Task data =
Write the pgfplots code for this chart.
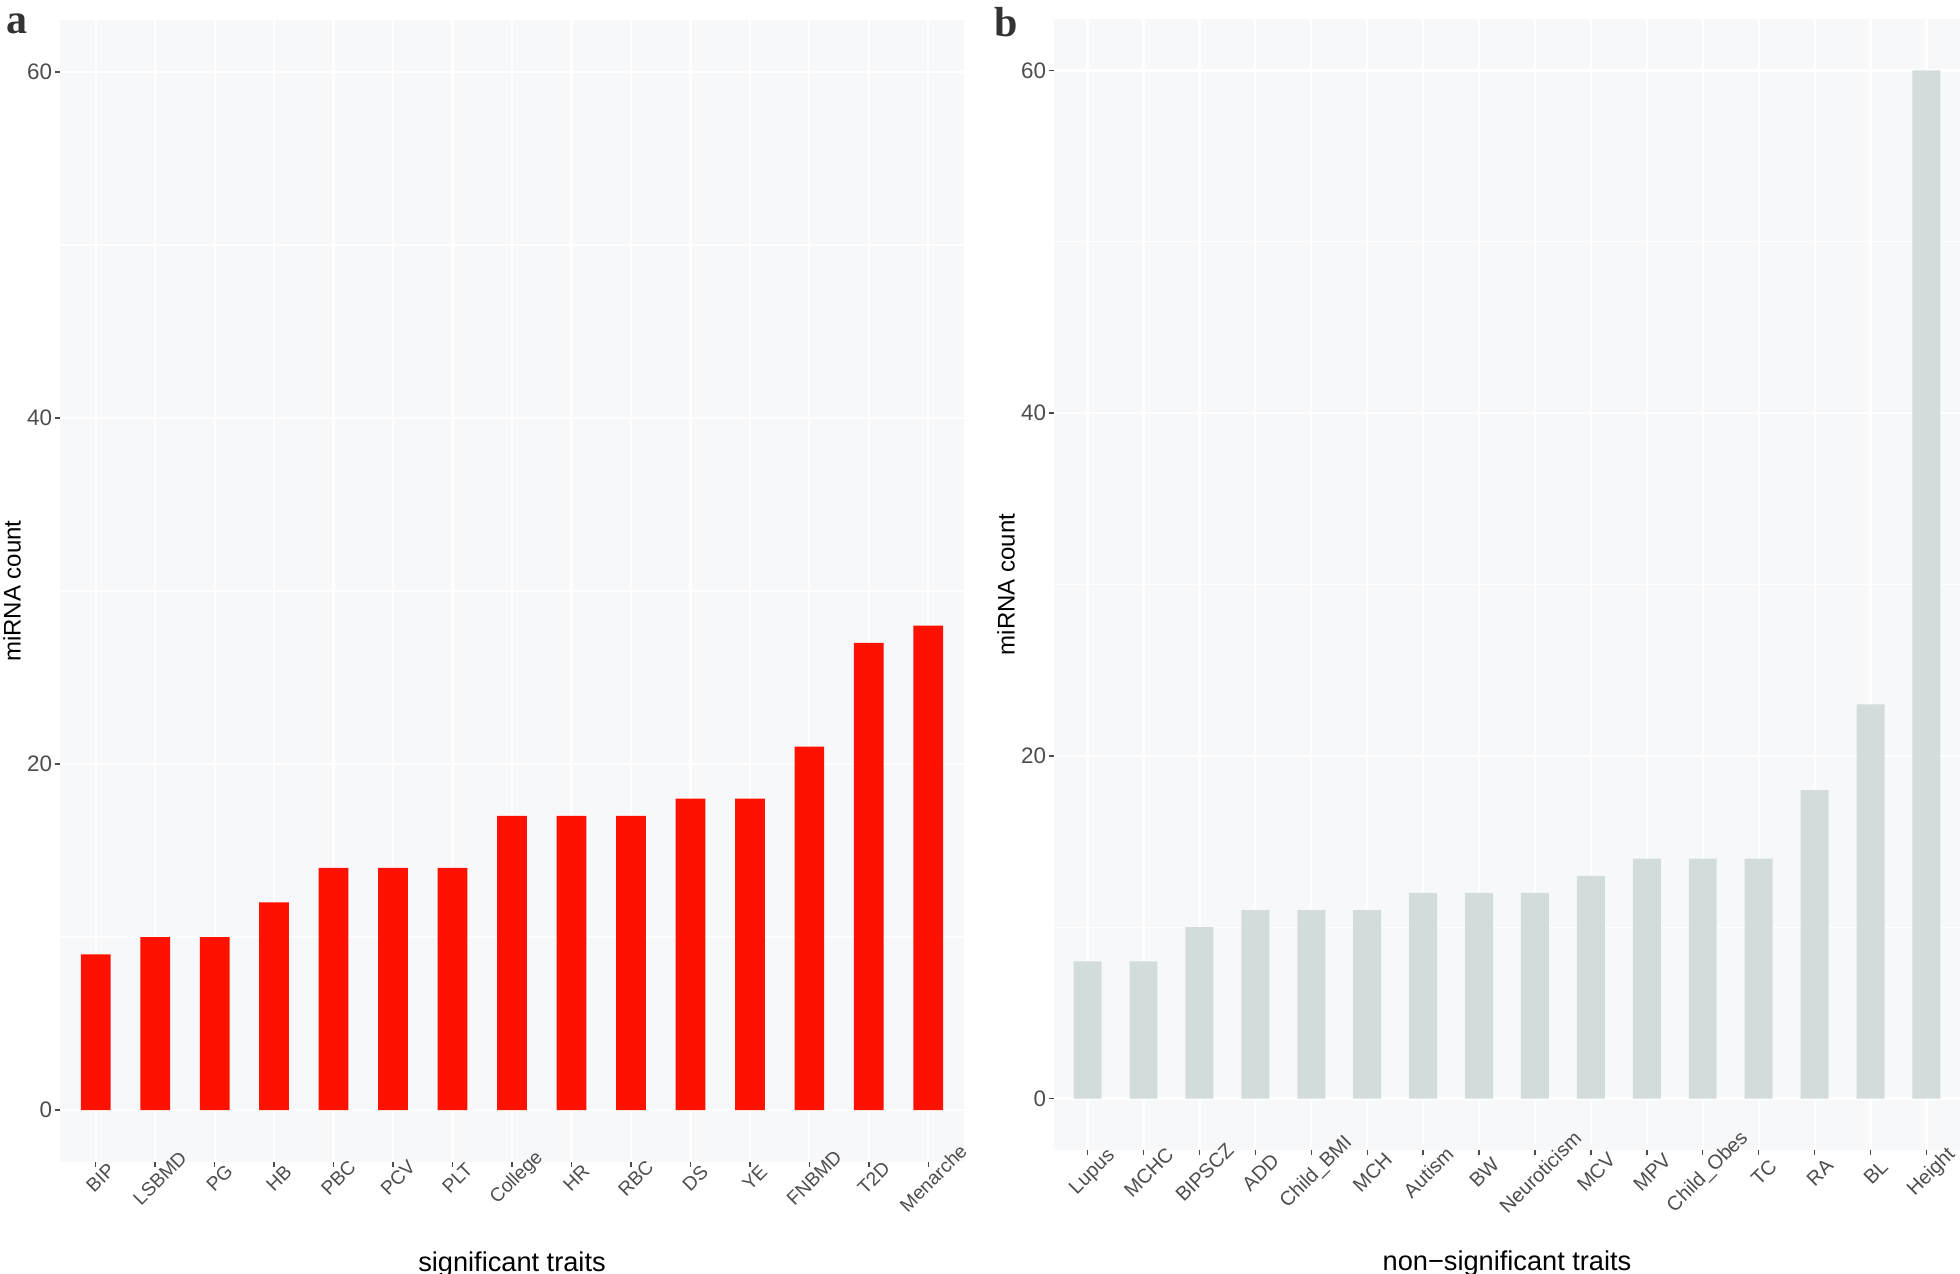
\documentclass[border=0pt]{standalone}
\usepackage{pgfplots}
\pgfplotsset{compat=1.18}
\usepackage{fontspec}
\setmainfont{Liberation Sans}
\newfontfamily\serifbold{Liberation Serif}
\definecolor{panelbg}{HTML}{F7F8FA}
\definecolor{barred}{HTML}{FF1100}
\definecolor{bargray}{HTML}{D3DCDC}
\definecolor{ticktext}{HTML}{4D4D4D}
\pgfplotsset{
  myaxis/.style={
    scale only axis,
    ybar, bar width=0.5, bar shift=0pt,
    ymin=-3, ymax=63,
    ytick={0,20,40,60}, minor ytick={10,30,50},
    xmin=0.4,
    axis background/.style={fill=panelbg},
    axis line style={draw=none},
    grid=both,
    major grid style={white, line width=0.55pt},
    minor grid style={white, line width=0.3pt},
    tick align=outside,
    major tick length=1.3pt,
    minor tick length=0pt,
    tick style={color=black!70, line width=0.35pt},
    xtick pos=left, ytick pos=left,
    /pgf/number format/assume math mode=true,
    yticklabel style={font=\fontsize{5.6}{6.5}\selectfont, color=ticktext, inner sep=0pt, xshift=-0.5pt},
    xticklabel style={font=\fontsize{4.8}{5.5}\selectfont, color=ticktext, anchor=center, inner sep=0pt},
    ylabel style={font=\fontsize{6}{7}\selectfont, at={(axis description cs:-0.053,0.5)}, anchor=center},
    xlabel style={font=\fontsize{6.8}{8}\selectfont},
  }
}
\begin{document}
\begin{tikzpicture}
\useasboundingbox (0,0) rectangle (490pt,318.5pt);
\begin{axis}[myaxis,
  at={(15pt,28pt)}, anchor=south west,
  width=226pt, height=285.5pt,
  xmax=15.6,
  xtick={1,...,15},
  xticklabels={BIP,LSBMD,PG,HB,PBC,PCV,PLT,College,HR,RBC,DS,YE,FNBMD,T2D,Menarche},
  xticklabel style={xshift=1.2pt, yshift=-2.7pt, rotate=45},
  xlabel={significant traits},
  ylabel={miRNA count},
  xlabel style={at={(axis description cs:0.5,-0.0894)}, anchor=center},
]
\addplot[fill=barred, draw=none] coordinates {
(1,9) (2,10) (3,10) (4,12) (5,14) (6,14) (7,14) (8,17) (9,17) (10,17) (11,18) (12,18) (13,21) (14,27) (15,28)};
\end{axis}
\begin{axis}[myaxis,
  at={(263.5pt,31pt)}, anchor=south west,
  width=226.5pt, height=282.75pt,
  xmax=16.6,
  xtick={1,...,16},
  xticklabels={Lupus,MCHC,BIPSCZ,ADD,Child\_BMI,MCH,Autism,BW,Neuroticism,MCV,MPV,Child\_Obes,TC,RA,BL,Height},
  xticklabel style={font=\fontsize{5}{5.7}\selectfont, xshift=1.3pt, yshift=-4.3pt, rotate=45},
  xlabel={non−significant traits},
  ylabel={miRNA count},
  xlabel style={at={(axis description cs:0.5,-0.1004)}, anchor=center},
]
\addplot[fill=bargray, draw=none] coordinates {
(1,8) (2,8) (3,10) (4,11) (5,11) (6,11) (7,12) (8,12) (9,12) (10,13) (11,14) (12,14) (13,14) (14,18) (15,23) (16,60)};
\end{axis}
\node[font=\serifbold\bfseries\fontsize{10.5}{12}\selectfont, anchor=center, color=black!80] at (4.2pt,312.5pt) {a};
\node[font=\serifbold\bfseries\fontsize{10.5}{12}\selectfont, anchor=center, color=black!80] at (251.6pt,313pt) {b};
\end{tikzpicture}
\end{document}
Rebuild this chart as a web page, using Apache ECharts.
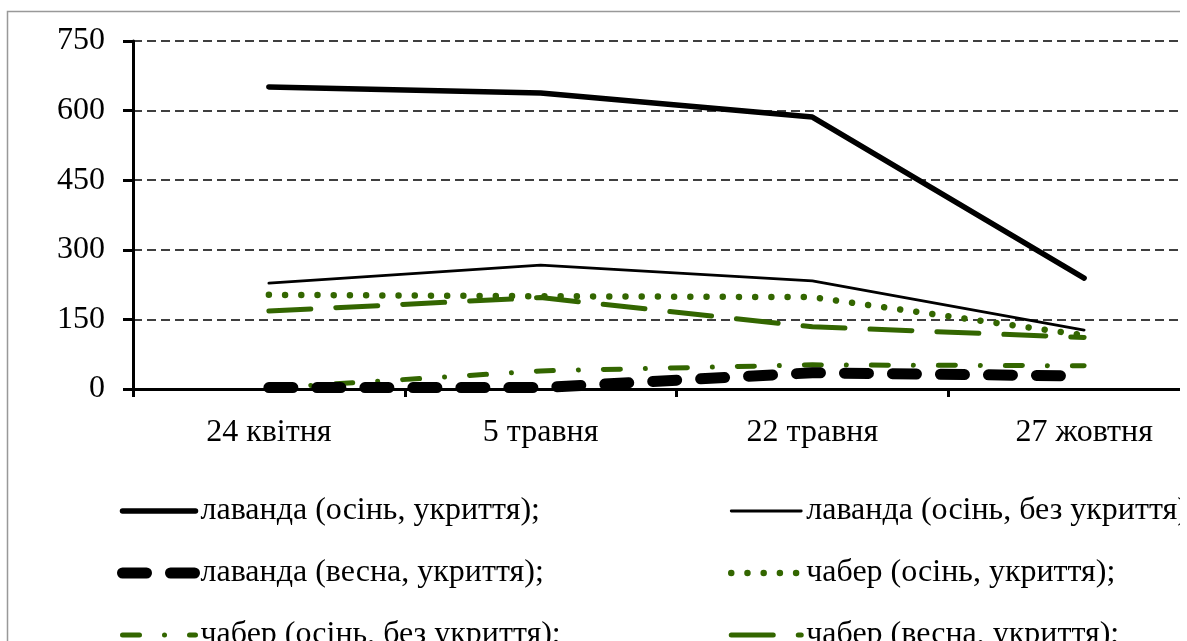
<!DOCTYPE html>
<html><head><meta charset="utf-8">
<script src="https://cdn.jsdelivr.net/npm/echarts@6/dist/echarts.min.js"></script>
<style>html,body{margin:0;padding:0;background:#fff}#c{width:1187px;height:641px}</style>
</head><body><div id="c"></div>
<script>
const categories = ['24 квітня', '5 травня', '22 травня', '27 жовтня'];
const yTicks = [0, 150, 300, 450, 600, 750];
const lavOsinUkr = [651, 638, 586, 239];
const lavOsinBez = [228, 267, 233, 127];
const lavVesnaUkr = [3, 3, 35, 28];
const chabOsinUkr = [203, 200, 198, 116];
const chabOsinBez = [2, 39, 52, 50];
const chabVesnaUkr = [168, 197, 134, 111];
const names = ['лаванда (осінь, укриття);', 'лаванда (осінь, без укриття);', 'лаванда (весна, укриття);', 'чабер (осінь, укриття);', 'чабер (осінь, без укриття);', 'чабер (весна, укриття);'];

const GREEN = '#336600';
const FONT = '"Liberation Serif", "DejaVu Serif", serif';
const styles = [
  {color: '#000', width: 5.5, type: 'solid'},
  {color: '#000', width: 2.8, type: 'solid'},
  {color: '#000', width: 11, type: [24, 24]},
  {color: GREEN, width: 6.5, type: [0.01, 16.2]},
  {color: GREEN, width: 5, type: [17, 25, 0.01, 25]},
  {color: GREEN, width: 5, type: [42, 25]}
];
const dataArr = [lavOsinUkr, lavOsinBez, lavVesnaUkr, chabOsinUkr, chabOsinBez, chabVesnaUkr];
const order = [0, 1, 2, 5, 4, 3];
const series = order.map(i => ({
  name: names[i], type: 'line', data: dataArr[i], symbol: 'none', silent: true,
  lineStyle: {color: styles[i].color, width: styles[i].width, type: styles[i].type, cap: 'round', join: 'round'},
  itemStyle: {color: styles[i].color},
  z: 10 - i
}));
function legendItem(i) {
  return {name: names[i],
    lineStyle: {color: styles[i].color, width: styles[i].width, type: styles[i].type, cap: 'round'},
    itemStyle: {color: 'rgba(0,0,0,0)', borderWidth: 0, opacity: 0}};
}
const legendBase = {orient: 'vertical', padding: 0, itemHeight: 28, itemGap: 30, height: 220, top: 495,
  textStyle: {color: '#000', fontFamily: FONT, fontSize: 32}};
const chart = echarts.init(document.getElementById('c'), null, {renderer: 'canvas'});
chart.setOption({
  animation: false,
  grid: {left: 133, top: 41, width: 1087, height: 348, containLabel: false, outerBoundsMode: 'none'},
  xAxis: {
    type: 'category', data: categories, boundaryGap: true,
    axisLine: {lineStyle: {color: '#000', width: 3}},
    axisTick: {show: true, length: 8, lineStyle: {color: '#000', width: 3}},
    axisLabel: {color: '#000', fontFamily: FONT, fontSize: 32, margin: 28}
  },
  yAxis: {
    type: 'value', min: 0, max: 750, interval: 150,
    axisLine: {show: true, lineStyle: {color: '#000', width: 3}},
    axisTick: {show: true, length: 10, lineStyle: {color: '#000', width: 3}},
    axisLabel: {color: '#000', fontFamily: FONT, fontSize: 32, margin: 28,
      formatter: v => yTicks.includes(v) ? String(v) : ''},
    splitLine: {show: true, lineStyle: {color: '#000', width: 1.5, type: [9, 5]}}
  },
  legend: [
    Object.assign({}, legendBase, {left: 117, itemWidth: 73, data: [0, 2, 4].map(i => legendItem(i))}),
    Object.assign({}, legendBase, {left: 728, itemWidth: 70, data: [1, 3, 5].map(i => legendItem(i))})
  ],
  graphic: [
    {type: 'rect', shape: {x: 7.5, y: 11.5, width: 1400, height: 1000}, style: {fill: 'none', stroke: '#999', lineWidth: 1.5}, z: 100, silent: true},
    {type: 'rect', shape: {x: 1180, y: 0, width: 10, height: 641}, style: {fill: '#fff'}, z: 101, silent: true}
  ],
  series: series
});
</script></body></html>
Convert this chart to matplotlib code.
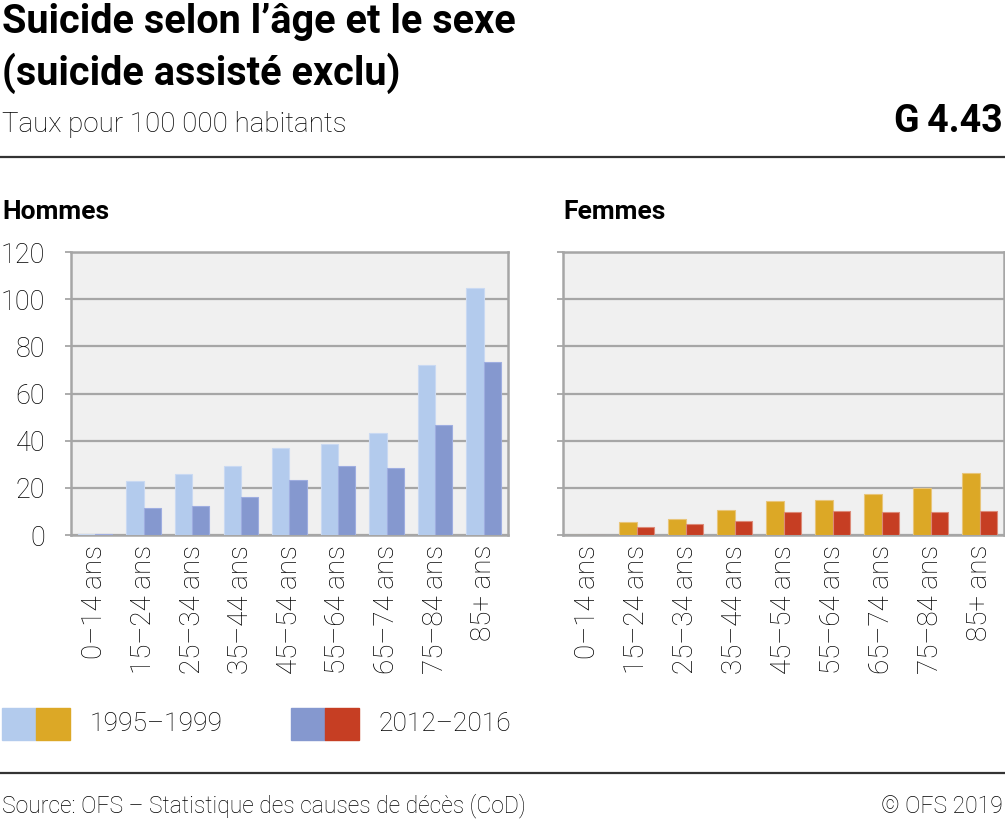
import numpy as np
import matplotlib.pyplot as plt
from matplotlib.patches import Rectangle

plt.rcParams['font.family'] = ['Roboto', 'DejaVu Sans']

categories = ['0–14 ans', '15–24 ans', '25–34 ans', '35–44 ans', '45–54 ans',
              '55–64 ans', '65–74 ans', '75–84 ans', '85+ ans']
periods = ['1995–1999', '2012–2016']

men_1995 = [0.4, 22.9, 26.0, 29.3, 36.7, 38.4, 43.4, 72.2, 104.9]
men_2012 = [0.4, 11.3, 12.5, 16.1, 23.4, 29.4, 28.2, 46.7, 73.2]
women_1995 = [0.2, 5.7, 6.9, 10.8, 14.4, 15.0, 17.5, 20.0, 26.3]
women_2012 = [0.1, 3.3, 4.7, 6.1, 9.9, 10.3, 9.6, 9.6, 10.3]

col_men = ['#b3cbed', '#8598cf']
col_women = ['#dca826', '#c63e23']
edge_men = ['#c9d9f2', '#9eade0']
edge_women = ['#e8c57a', '#dc8a78']

W, H = 1005, 822
fig = plt.figure(figsize=(W / 100, H / 100), dpi=100)

def fx(px):
    return px / W

def fy(py):
    return 1 - py / H

grid_col = '#a6a6a6'
txt = '#000000'
x = np.arange(len(categories))
bw = 0.355

axes = []
for left, right, vals, cols, edges, name, show_labels in [
        (70.7, 508, (men_1995, men_2012), col_men, edge_men, 'Hommes', True),
        (563, 1004, (women_1995, women_2012), col_women, edge_women, 'Femmes', False)]:
    ax = fig.add_axes([fx(left), fy(535), fx(right - left), (535 - 252) / H])
    ax.set_facecolor('#f0f0f0')
    ax.bar(x - bw / 2, vals[0], bw, color=cols[0], edgecolor=edges[0], linewidth=0.8, zorder=3)
    ax.bar(x + bw / 2, vals[1], bw, color=cols[1], edgecolor=edges[1], linewidth=0.8, zorder=3)
    ax.set_xlim(-0.5, len(categories) - 0.5)
    ax.set_ylim(0, 120)
    ax.set_yticks(range(0, 121, 20))
    ax.yaxis.grid(True, color=grid_col, linewidth=1.6, zorder=1)
    ax.set_axisbelow(True)
    for s in ax.spines.values():
        s.set_color(grid_col)
        s.set_linewidth(1.8)
    ax.tick_params(axis='y', length=4.5, width=1.3, color=grid_col, pad=14,
                   labelsize=19.5, labelcolor=txt)
    if not show_labels:
        ax.tick_params(axis='y', labelleft=False)
    else:
        for lab in ax.get_yticklabels():
            lab.set_horizontalalignment('right')
            lab.set_fontweight('light')
    ax.set_xticks(x)
    ax.set_xticklabels(categories, rotation=90, fontsize=20, color=txt, fontweight='light')
    ax.tick_params(axis='x', length=0, pad=7)
    fig.text(fx(left - 68 if show_labels else left), fy(212), name, fontsize=19,
             fontweight='bold', va='center', ha='left', color=txt)
    axes.append(ax)

# header
fig.text(fx(2), fy(22), 'Suicide selon l’âge et le sexe', fontsize=28.5, fontweight='bold',
         va='center', ha='left', color=txt)
fig.text(fx(2), fy(73), '(suicide assisté exclu)', fontsize=28.5, fontweight='bold',
         va='center', ha='left', color=txt)
fig.text(fx(2), fy(125), 'Taux pour 100 000 habitants', fontsize=20, fontweight='light',
         va='center', ha='left', color=txt)
fig.text(fx(1003), fy(121), 'G\u20094.43', fontsize=27, fontweight='bold',
         va='center', ha='right', color=txt)
fig.add_artist(plt.Line2D([0, 1], [fy(157), fy(157)], color='#333333', linewidth=1.6))
fig.add_artist(plt.Line2D([0, 1], [fy(773), fy(773)], color='#333333', linewidth=1.6))

# legend
legend_items = [(2, 90, col_men[0], col_women[0], periods[0]),
                (291, 378, col_men[1], col_women[1], periods[1])]
for x0, tx, c1, c2, label in legend_items:
    fig.add_artist(Rectangle((fx(x0), fy(740)), fx(34), (740 - 708) / H, color=c1,
                             transform=fig.transFigure))
    fig.add_artist(Rectangle((fx(x0 + 34), fy(740)), fx(34), (740 - 708) / H, color=c2,
                             transform=fig.transFigure))
    fig.text(fx(tx), fy(724), label, fontsize=19, fontweight='light', va='center', ha='left',
             color=txt)

# footer
fig.text(fx(2), fy(806), 'Source: OFS – Statistique des causes de décès (CoD)', fontsize=16.5,
         fontweight='light', va='center', ha='left', color=txt)
fig.text(fx(1003), fy(806), '© OFS 2019', fontsize=16.5, fontweight='light', va='center',
         ha='right', color=txt)

plt.savefig('out.png', dpi=100)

Aim =
Transcribe, exactly as written, the lines starting at the one with "Rebuild this chart" and ending at the one with "const names = ['лаванда", and nothing more. Pictures are not part of the copy.

Answer for this exercise =
Rebuild this chart as a web page, using Apache ECharts.
<!DOCTYPE html>
<html><head><meta charset="utf-8">
<script src="https://cdn.jsdelivr.net/npm/echarts@6/dist/echarts.min.js"></script>
<style>html,body{margin:0;padding:0;background:#fff}#c{width:1187px;height:641px}</style>
</head><body><div id="c"></div>
<script>
const categories = ['24 квітня', '5 травня', '22 травня', '27 жовтня'];
const yTicks = [0, 150, 300, 450, 600, 750];
const lavOsinUkr = [651, 638, 586, 239];
const lavOsinBez = [228, 267, 233, 127];
const lavVesnaUkr = [3, 3, 35, 28];
const chabOsinUkr = [203, 200, 198, 116];
const chabOsinBez = [2, 39, 52, 50];
const chabVesnaUkr = [168, 197, 134, 111];
const names = ['лаванда (осінь, укриття);', 'лаванда (осінь, без укриття);', 'лаванда (весна, укриття);', 'чабер (осінь, укриття);', 'чабер (осінь, без укриття);', 'чабер (весна, укриття);'];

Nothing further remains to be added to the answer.